Éste fue otro de los puntos en que todos nos repartimos la tarea de conseguir tan extraña medicina. No era difícil llegar a lugares en que hubiera plantaciones de plátanos. En esa época, 1948, había muchas zonas cultivadas en torno a lo que hoy constituye la gran Lima, y entre todos conseguimos obtener el precioso jugo de varios platanares. Entre el grupo nos repartimos el trabajo y acordamos la forma de asegurar que los dos jóvenes tuvieran, todos los días su ración.
En cuanto al régimen de vida, no hubo gran diferencia ni dificultad para asegurarles una alimentación adecuada. Se les había indicado menús con abundancia de frutas, legumbres, quesos frescos pasteurizados, leche, menestras y no mucha carne. Habían de tomar un desayuno con frutas cítricas, leche y avena en abundancia, y hacer paseos suaves por el campo, sin fatigarse, descansando entre las matas y tomando un breve baño de sol pero sin exponer el cuerpo desnudo a los rayos. Y después del almuerzo, abundante y variado, sin mayores restricciones que el propio deseo de cada uno, tenían que dormir una siesta de una hora, por lo menos, después, otras dos horas de paseo por el campo, como en la mañana, hasta que el sol comenzara a declinar, y luego regresar y reposar en su alojamiento sin volver a salir ni exponerse, para nada, al frío y humedad de la noche, procurando entretenerse con distracciones que mantuvieran la mente alejada de toda preocupación o motivo de aburrimiento.
Esto, a grandes rasgos, fue el plan general del tratamiento que el azteca les diera a los hermanos de Rojas, tratamiento que comenzaron a poner en práctica en el corto lapso de diez a doce días, tiempo que tardamos el grupo en conseguir el alojamiento y contratar los sitios en donde nos proveeríamos del jugo de plátanos y de las provisiones.

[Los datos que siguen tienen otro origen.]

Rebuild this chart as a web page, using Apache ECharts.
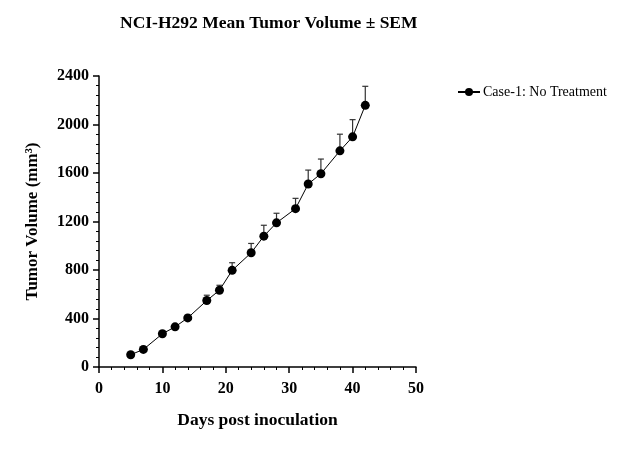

—Una vez por mes —nos había dicho el Hermano Juan, en nombre del Hermano Itzcoatl— veremos si es necesario que vengan a vernos; mejor dicho, que venga Lucrecia. Más adelante, se les dará las indicaciones que fuesen necesarias, porque el Hermano Médico los irá visitando con frecuencia. Aunque ellos no se percaten de su presencia, él los reconocerá a su manera y nos avisará lo que estime conveniente. Pero me dice que si cumplen en todo, no tardarán más de seis meses en estar totalmente sanos.